_What to produce:_
Return the material word for word. Do not include the pictures.

_Source data:_
####################

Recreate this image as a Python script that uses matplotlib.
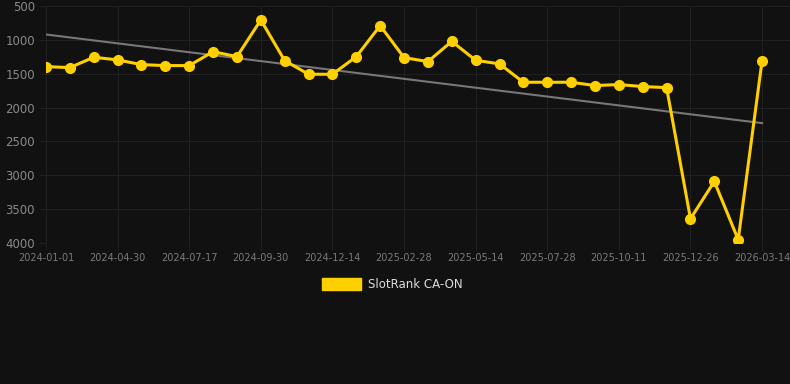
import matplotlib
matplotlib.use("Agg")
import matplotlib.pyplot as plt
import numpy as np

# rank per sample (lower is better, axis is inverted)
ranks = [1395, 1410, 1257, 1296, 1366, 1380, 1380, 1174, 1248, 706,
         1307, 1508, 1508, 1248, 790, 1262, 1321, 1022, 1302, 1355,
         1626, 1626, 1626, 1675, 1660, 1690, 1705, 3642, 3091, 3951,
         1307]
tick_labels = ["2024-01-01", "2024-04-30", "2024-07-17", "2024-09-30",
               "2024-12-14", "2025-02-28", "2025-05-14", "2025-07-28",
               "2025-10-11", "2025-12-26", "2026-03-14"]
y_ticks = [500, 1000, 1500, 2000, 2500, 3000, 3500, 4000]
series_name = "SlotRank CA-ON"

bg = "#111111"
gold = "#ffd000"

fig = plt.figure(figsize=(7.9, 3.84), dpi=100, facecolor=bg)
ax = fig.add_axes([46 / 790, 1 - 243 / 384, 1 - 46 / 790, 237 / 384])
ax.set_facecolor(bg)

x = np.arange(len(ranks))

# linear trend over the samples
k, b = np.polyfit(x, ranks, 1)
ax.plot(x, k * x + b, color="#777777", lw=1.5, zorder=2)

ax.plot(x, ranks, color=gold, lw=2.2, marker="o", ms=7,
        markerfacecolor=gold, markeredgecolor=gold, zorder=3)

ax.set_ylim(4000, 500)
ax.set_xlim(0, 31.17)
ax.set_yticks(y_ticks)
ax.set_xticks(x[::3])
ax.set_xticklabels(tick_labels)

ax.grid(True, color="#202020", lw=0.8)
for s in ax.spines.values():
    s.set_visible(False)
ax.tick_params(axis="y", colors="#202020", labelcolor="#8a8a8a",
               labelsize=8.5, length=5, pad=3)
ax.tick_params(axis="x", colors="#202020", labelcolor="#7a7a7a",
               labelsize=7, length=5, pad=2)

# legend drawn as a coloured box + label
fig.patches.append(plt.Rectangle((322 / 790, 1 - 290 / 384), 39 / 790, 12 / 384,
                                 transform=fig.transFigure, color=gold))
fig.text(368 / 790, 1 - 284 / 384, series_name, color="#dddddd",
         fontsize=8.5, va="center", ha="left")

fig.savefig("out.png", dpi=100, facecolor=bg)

####################

_Exercise solution:_
Recreate this image as a Python script that uses matplotlib.
import matplotlib
matplotlib.use("Agg")
import matplotlib.pyplot as plt
import numpy as np

# rank per sample (lower is better, axis is inverted)
ranks = [1395, 1410, 1257, 1296, 1366, 1380, 1380, 1174, 1248, 706,
         1307, 1508, 1508, 1248, 790, 1262, 1321, 1022, 1302, 1355,
         1626, 1626, 1626, 1675, 1660, 1690, 1705, 3642, 3091, 3951,
         1307]
tick_labels = ["2024-01-01", "2024-04-30", "2024-07-17", "2024-09-30",
               "2024-12-14", "2025-02-28", "2025-05-14", "2025-07-28",
               "2025-10-11", "2025-12-26", "2026-03-14"]
y_ticks = [500, 1000, 1500, 2000, 2500, 3000, 3500, 4000]
series_name = "SlotRank CA-ON"

bg = "#111111"
gold = "#ffd000"

fig = plt.figure(figsize=(7.9, 3.84), dpi=100, facecolor=bg)
ax = fig.add_axes([46 / 790, 1 - 243 / 384, 1 - 46 / 790, 237 / 384])
ax.set_facecolor(bg)

x = np.arange(len(ranks))

# linear trend over the samples
k, b = np.polyfit(x, ranks, 1)
ax.plot(x, k * x + b, color="#777777", lw=1.5, zorder=2)

ax.plot(x, ranks, color=gold, lw=2.2, marker="o", ms=7,
        markerfacecolor=gold, markeredgecolor=gold, zorder=3)

ax.set_ylim(4000, 500)
ax.set_xlim(0, 31.17)
ax.set_yticks(y_ticks)
ax.set_xticks(x[::3])
ax.set_xticklabels(tick_labels)

ax.grid(True, color="#202020", lw=0.8)
for s in ax.spines.values():
    s.set_visible(False)
ax.tick_params(axis="y", colors="#202020", labelcolor="#8a8a8a",
               labelsize=8.5, length=5, pad=3)
ax.tick_params(axis="x", colors="#202020", labelcolor="#7a7a7a",
               labelsize=7, length=5, pad=2)

# legend drawn as a coloured box + label
fig.patches.append(plt.Rectangle((322 / 790, 1 - 290 / 384), 39 / 790, 12 / 384,
                                 transform=fig.transFigure, color=gold))
fig.text(368 / 790, 1 - 284 / 384, series_name, color="#dddddd",
         fontsize=8.5, va="center", ha="left")

fig.savefig("out.png", dpi=100, facecolor=bg)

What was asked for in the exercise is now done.